You may have a patch of two where hair won’t grow. Again, I preach patience as the surrounding hair will eventually cover said patches and you’ll soon have a face full of hair. Those patches won’t even be noticeable when it’s all said and done.

Once fully grown, your beard will begin to take on a personality for itself. It may be a well tempered beard and fall into place neatly and perfectly everyday. This will teach a man gratitude and thankfulness.

Your beard may come in a bit unruly and be a tangled mess, this again ties back into the virtue of patience this will instill in some men as they spend time taming their beard each morning.

Beards also send the message that one is loyal. If a man is loyal enough to the process of growing a beard, then he must be loyal in other aspects of life, as well.

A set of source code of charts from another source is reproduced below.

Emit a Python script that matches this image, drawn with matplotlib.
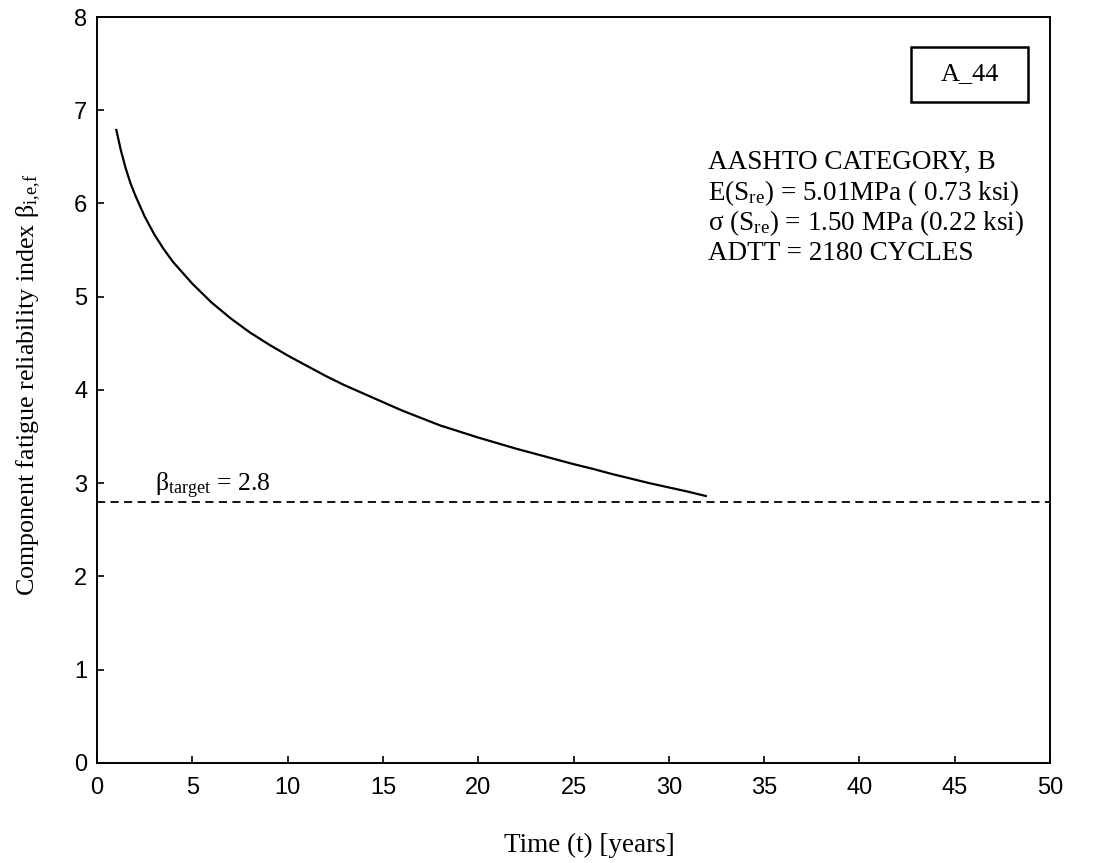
import matplotlib
matplotlib.use("Agg")
import matplotlib.pyplot as plt
from matplotlib.patches import Rectangle

# Component fatigue reliability index over the service life
years = [1, 1.25, 1.5, 1.75, 2, 2.5, 3, 3.5, 4, 5, 6, 7, 8, 9, 10, 11, 12,
         13, 14, 15, 16, 17, 18, 19, 20, 21, 22, 23, 24, 25, 26, 27, 28,
         29, 30, 31, 32]
beta = [6.80, 6.57, 6.38, 6.22, 6.09, 5.86, 5.67, 5.51, 5.37, 5.14, 4.94,
        4.77, 4.62, 4.49, 4.37, 4.26, 4.15, 4.05, 3.96, 3.87, 3.78, 3.70,
        3.62, 3.555, 3.49, 3.43, 3.37, 3.315, 3.26, 3.205, 3.155, 3.10,
        3.05, 3.00, 2.955, 2.91, 2.86]
beta_target = 2.8
x_ticks = [0, 5, 10, 15, 20, 25, 30, 35, 40, 45, 50]
y_ticks = [0, 1, 2, 3, 4, 5, 6, 7, 8]

plt.rcParams["mathtext.fontset"] = "custom"
plt.rcParams["mathtext.rm"] = "Liberation Serif"
plt.rcParams["mathtext.it"] = "Liberation Serif:italic"

serif = "Liberation Serif"
sans = "Liberation Sans"

fig = plt.figure(figsize=(11.09, 8.63), dpi=100)
ax = fig.add_axes([0.0875, 0.1159, 0.8593, 0.8644])

ax.plot(years, beta, color="black", lw=1.6, solid_capstyle="butt",
        solid_joinstyle="round")
ax.axhline(beta_target, color="black", lw=1.3, ls=(0, (4.5, 3)))

ax.set_xlim(0, 50)
ax.set_ylim(0, 8)
ax.set_xticks(x_ticks)
ax.set_yticks(y_ticks)
ax.tick_params(direction="in", length=5, width=1.2, labelsize=17,
               top=False, right=False)
ax.tick_params(axis="x", pad=10)
ax.tick_params(axis="y", pad=7)
for lab in ax.get_xticklabels() + ax.get_yticklabels():
    lab.set_fontfamily(sans)
for sp in ax.spines.values():
    sp.set_linewidth(1.4)

ax.set_xlabel("Time (t) [years]", family=serif, fontsize=19.5)
ax.xaxis.set_label_coords(0.517, -0.094)
ax.set_ylabel(r"Component fatigue reliability index $\mathrm{\beta_{i{,}e{,}f}}$",
              family=serif, fontsize=18.7)
ax.yaxis.set_label_coords(-0.0567, 0.507)

ax.text(3.04, 2.91, r"$\mathrm{\beta_{target}}$ = 2.8", family=serif,
        fontsize=18.5, ha="left", va="baseline")

# Section identifier in a framed box
ax.add_patch(Rectangle((0.854, 0.886), 0.123, 0.074, transform=ax.transAxes,
                       fill=False, ec="black", lw=1.8))
ax.text(0.9155, 0.9236, "A_44", transform=ax.transAxes, family=serif,
        fontsize=19, ha="center", va="center")

info_lines = ["AASHTO CATEGORY, B",
              r"E(S$\mathrm{_{re}}$) = 5.01MPa ( 0.73 ksi)",
              r"σ (S$\mathrm{_{re}}$) = 1.50 MPa (0.22 ksi)",
              "ADTT = 2180 CYCLES"]
baselines = [0.7962, 0.7547, 0.7145, 0.6743]
for line, yb in zip(info_lines, baselines):
    ax.text(0.641, yb, line, transform=ax.transAxes, family=serif,
            fontsize=19.5, ha="left", va="baseline")

fig.savefig("out.png", dpi=100)
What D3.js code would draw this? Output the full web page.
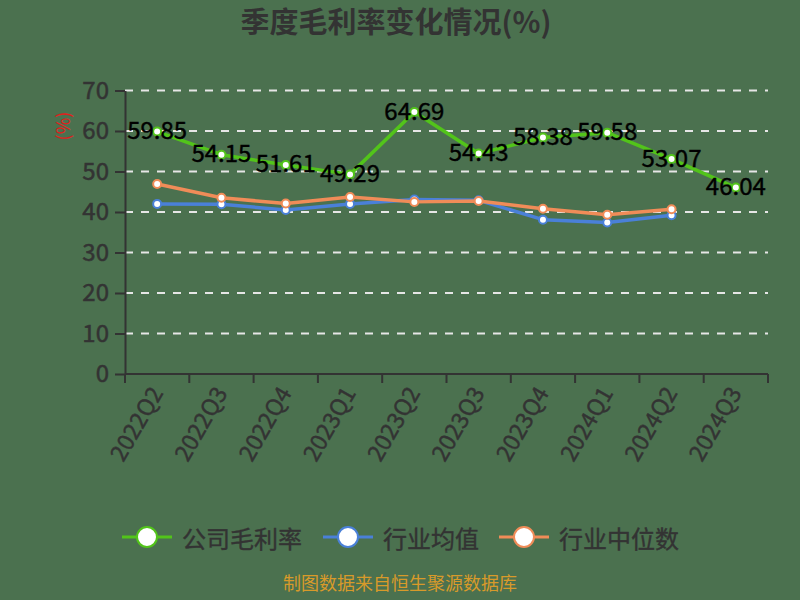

I’m not sure that this can be backed up with any kind of scientific or sociological evidence, but I have a beard and rarely change my position on anything. That could be attributed to loyalty or stubbornness, but regardless, I think the point still stands.

For those of us self-conscious about the roundness of our cheeks, the shape of our chins, or worried about having more than one chin, a beard works wonder in helping mask all of those insecurities.

I realize that there are other external factors that can prevent a man from growing a beard — some jobs prohibit beards, some partners may not find them attractive. So I understand that not every man will have the opportunity to make this decision for himself. However, if you are in a position to give it a go, I fully recommend that you give it a shot.